Un renouvellement qui n’en est pas un
Sa jeunesse et le lien de nièce à tante l’auraient-ils empêchée d’exiger, sur la base de son incontestable légitimité sortie des urnes, ce que tout autre qu’elle, dans la même position, aurait obtenu sur-le-champ ? Marion Maréchal a fait les frais de l’incontestable savoir-faire de Florian Philippot qui, une fois l’abattement passé après avoir pris connaissance des résultats du scrutin, s’est ressaisi pour transformer son échec en quasi-vote de confiance (sur Florian Philippot, voir aussi p. 5) et reprendre la main, sans aucun égard pour le vote des adhérents. Dans la logique frontiste – et même dans la logique de tout appareil politique –, Marion Maréchal se doit maintenant, par égard pour ses soutiens à la base et par égard pour ceux qui partagent ses analyses, de trouver d’autres moyens de se faire entendre.
Le renouvellement de l’appareil, pourtant annoncé par Marine Le Pen, n’a pas eu lieu non plus, tant le nombre de nouvelles têtes dirigeantes est marginal : un seul changement au bureau exécutif, avec l’entrée de Nicolas Bay en tant que secrétaire général mais dans une configuration qui le place sous la subordination de l’ancien titulaire du poste, Steeve Briois, promu vice-président avec des compétences sur le domaine normalement réservé au secrétaire général ; et neuf départs, seulement, du bureau politique, dont celui de Fabien Engelmann, qui préfigure un lâchage du maire d’Hayange, et celui de Lydia Schenardi, qui laisse supposer que ses jours à la tête de la fédération des Alpes-Maritimes sont comptés. L’entrée d’Aymeric Chauprade au bureau politique ne compense pas son absence du bureau exécutif auquel il était en droit de prétendre.

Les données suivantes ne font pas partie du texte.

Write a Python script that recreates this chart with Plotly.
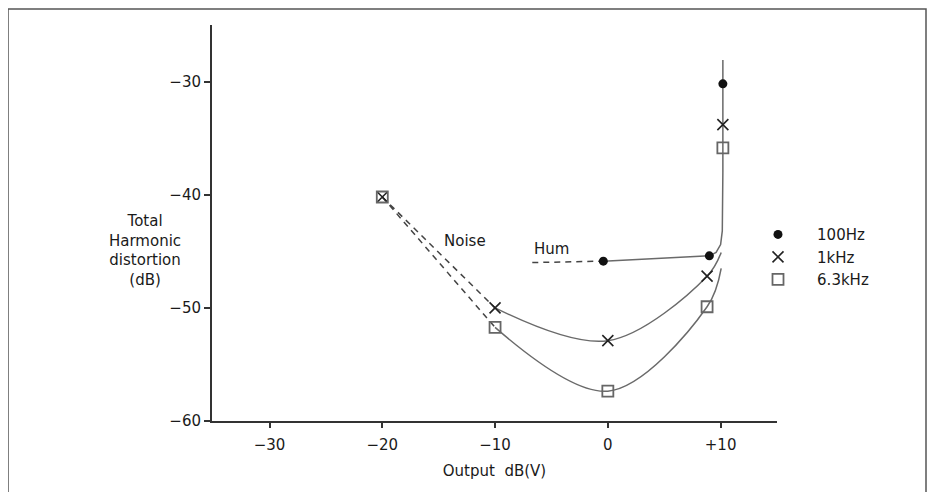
import plotly.graph_objects as go

# ---- data ----
# measured points (Output dB(V) vs THD dB)
hz100_x = [-0.4, 9.0, 10.2]
hz100_y = [-45.87, -45.4, -30.2]

khz1_x = [-20, -10, 0, 8.8, 10.2]
khz1_y = [-40.2, -50.0, -52.9, -47.2, -33.8]

khz63_x = [-20, -10, 0, 8.8, 10.2]
khz63_y = [-40.2, -51.73, -57.36, -49.9, -35.86]

# hand-drawn fitted curves (solid)
c100_x = [-0.4, 9.0, 9.6, 10.0, 10.15, 10.2, 10.2]
c100_y = [-45.87, -45.4, -45.1, -44.4, -43.2, -38.0, -28.1]
c1k_x = [-10, 0, 8.8, 10.05]
c1k_y = [-50.0, -52.9, -47.2, -45.1]
c63_x = [-10, 0, 8.8, 10.05]
c63_y = [-51.73, -57.36, -49.9, -46.5]

# dashed extrapolations
noise_x = [-20, -10]
noise_1k_y = [-40.2, -50.0]
noise_63_y = [-40.2, -51.73]
hum_x = [-6.7, -0.4]
hum_y = [-46.0, -45.87]

# axis ticks
x_ticks = [-30, -20, -10, 0, 10]
x_tick_text = ["\u221230", "\u221220", "\u221210", "0", "+10"]
y_ticks = [-60, -50, -40, -30]
y_tick_text = ["\u221260", "\u221250", "\u221240", "\u221230"]

FONT = "DejaVu Sans"
TXT = "#1a1a1a"
CURVE = "#6a6a6a"
DASH = "#444444"

fig = go.Figure()

# curves
fig.add_trace(go.Scatter(x=c100_x, y=c100_y, mode="lines", line=dict(color=CURVE, width=1.5),
                         showlegend=False, hoverinfo="skip"))
fig.add_trace(go.Scatter(x=c1k_x, y=c1k_y, mode="lines", line=dict(color=CURVE, width=1.5, shape="spline", smoothing=1.0),
                         showlegend=False, hoverinfo="skip"))
fig.add_trace(go.Scatter(x=c63_x, y=c63_y, mode="lines", line=dict(color=CURVE, width=1.5, shape="spline", smoothing=1.0),
                         showlegend=False, hoverinfo="skip"))
# dashed
for yy in (noise_1k_y, noise_63_y):
    fig.add_trace(go.Scatter(x=noise_x, y=yy, mode="lines", line=dict(color=DASH, width=1.5, dash="6px,5px"),
                             showlegend=False, hoverinfo="skip"))
fig.add_trace(go.Scatter(x=hum_x, y=hum_y, mode="lines", line=dict(color=DASH, width=1.5, dash="6px,5px"),
                         showlegend=False, hoverinfo="skip"))

pad = "\u00a0\u00a0\u00a0\u00a0"
# markers
fig.add_trace(go.Scatter(x=hz100_x, y=hz100_y, mode="markers", name=pad + "100Hz", legendgroup="a",
                         marker=dict(symbol="circle", size=9, color="#111111")))
fig.add_trace(go.Scatter(x=khz1_x, y=khz1_y, mode="markers", name=pad + "1kHz", legendgroup="b",
                         marker=dict(symbol="x-thin-open", size=11, color="#222222",
                                     line=dict(width=1.6, color="#222222"))))
fig.add_trace(go.Scatter(x=khz63_x, y=khz63_y, mode="markers", name=pad + "6.3kHz", legendgroup="c",
                         marker=dict(symbol="square-open", size=11, color="#666666",
                                     line=dict(width=1.8, color="#666666"))))

W, H = 935, 492
OFF = 8  # page body margin
PL, PT = 212, 25          # plot area origin in screenshot pixels
pw, ph = 565, 395.7
L = PL - OFF
T = PT - OFF
R = W - L - pw
B = H - T - ph

def px_x(px):
    return (px - PL) / pw

def px_y(py):
    return (PT + ph - py) / ph

fig.update_layout(
    width=W, height=H,
    margin=dict(l=L, r=R, t=T, b=B),
    paper_bgcolor="white", plot_bgcolor="white",
    font=dict(family=FONT, size=15, color=TXT),
    legend=dict(x=px_x(758), y=px_y(218), xanchor="left", yanchor="top",
                bgcolor="rgba(0,0,0,0)", font=dict(size=15, family=FONT, color=TXT),
                tracegroupgap=0),
    xaxis=dict(range=[-35.1, 15.0], tickvals=x_ticks, ticktext=x_tick_text,
               showgrid=False, zeroline=False, showline=True, linecolor="#333333", linewidth=2,
               ticks="outside", ticklen=5, tickwidth=1.5, tickcolor="#333333",
               ticklabelstandoff=4, tickfont=dict(size=15, family=FONT, color=TXT),
               title=dict(text="Output\u00a0\u00a0dB(V)", standoff=12, font=dict(size=15, family=FONT, color=TXT))),
    yaxis=dict(range=[-60, -25], tickvals=y_ticks, ticktext=y_tick_text,
               showgrid=False, zeroline=False, showline=True, linecolor="#333333", linewidth=2,
               ticks="outside", ticklen=6, tickwidth=1.5, tickcolor="#333333",
               tickfont=dict(size=15, family=FONT, color=TXT)),
    annotations=[
        dict(text="Total<br>Harmonic<br>distortion<br>(dB)", xref="paper", yref="paper",
             x=px_x(107), y=px_y(250), showarrow=False, align="center",
             font=dict(size=15, family=FONT, color=TXT)),
        dict(text="Noise", xref="x", yref="y", x=-12.7, y=-44.05, showarrow=False,
             font=dict(size=15, family=FONT, color=TXT)),
        dict(text="Hum", xref="x", yref="y", x=-5.0, y=-44.8, showarrow=False,
             font=dict(size=15, family=FONT, color=TXT)),
    ],
    shapes=[
        dict(type="rect", xref="paper", yref="paper",
             x0=px_x(8), x1=px_x(926), y0=px_y(520), y1=px_y(9),
             line=dict(color="#555555", width=1.5), fillcolor="rgba(0,0,0,0)", layer="below"),
    ],
)

fig.write_html("out.html")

Tous ces éléments cumulés amènent à penser que ce congrès a finalement créé plus de problèmes pour les mois et même les années à venir – |e prochain congrès se tiendra après la présidentielle – qu’il n’en a résolus et que les tensions internes, au-delà des discours apaisants – pour ne pas dire lénifiants, – vont perdurer et même sans doute s’amplifier à l’approche de l’échéance de 2 017.
Il reste deux ans et demi
Sur le fond, rien n’est apparu non plus et si l’on ne saurait faire grief à Marine Le Pen d’être constante dans ses constats et solutions, ni de ne pas courir après la nouveauté souvent destinée uniquement à donner du grain à moudre aux médias – elle s’est à ce propos livrée à un fort bel éloge du « temps long » par rapport à l’immédiateté des désirs et des besoins –, elle n’a pas non plus donné le coup d’envoi du nécessaire approfondissement du programme du FN et de l’harmonisation entre celui-ci et celui qu’elle portait à la présidentielle de 2012, qui comportent des différences.
Il est toujours difficile de se faire une idée précise de ce à quoi ressemblerait la France sous une présidence de Marine Le Pen, qui a encore consacré une large partie de son discours à décrire ce dont elle ne veut pas – ce qui fait désormais consensus d’entre un quart et un tiers de l’électorat – mais n’a pas expliqué quel serait le périmètre d’intervention du fameux « Etat stratège », ni comment celui-ci s’articulerait avec la liberté d’entreprendre, non plus qu’elle n’est revenue sur cette question pourtant fondamentale sur le « temps long » justement des rôles respectifs impartis à l’Etat et aux collectivités territoriales, des questions qui, justement, relèvent de la fracture entre « nationaux-républicains » et « libéraux-conservateurs ».
A l’automne 2014, il suffit encore, pour mobiliser militants et médias, de clamer avec assurance que l’on figurera au deuxième tour de la prochaine présidentielle et que si l’on est élue, on est en état de gouverner, sans qu’il soit trop apparent que l’on a (beaucoup) gonflé le nombre d’adhérents et que l’on s’appuie sur un réseau de collectifs qui n’a d’autre existence que celle que l’on veut bien leur accorder.
A l’approche de l’échéance décisive, ce sera plus difficile, tant les machines concurrentes se mettront en branle avec tous leurs relais et tout leur pouvoir de persuasion, tant aussi les coups seront plus rudes et plus précis.
Il reste deux ans et demi, mais plus de congrès, pour répondre à toutes les interrogations.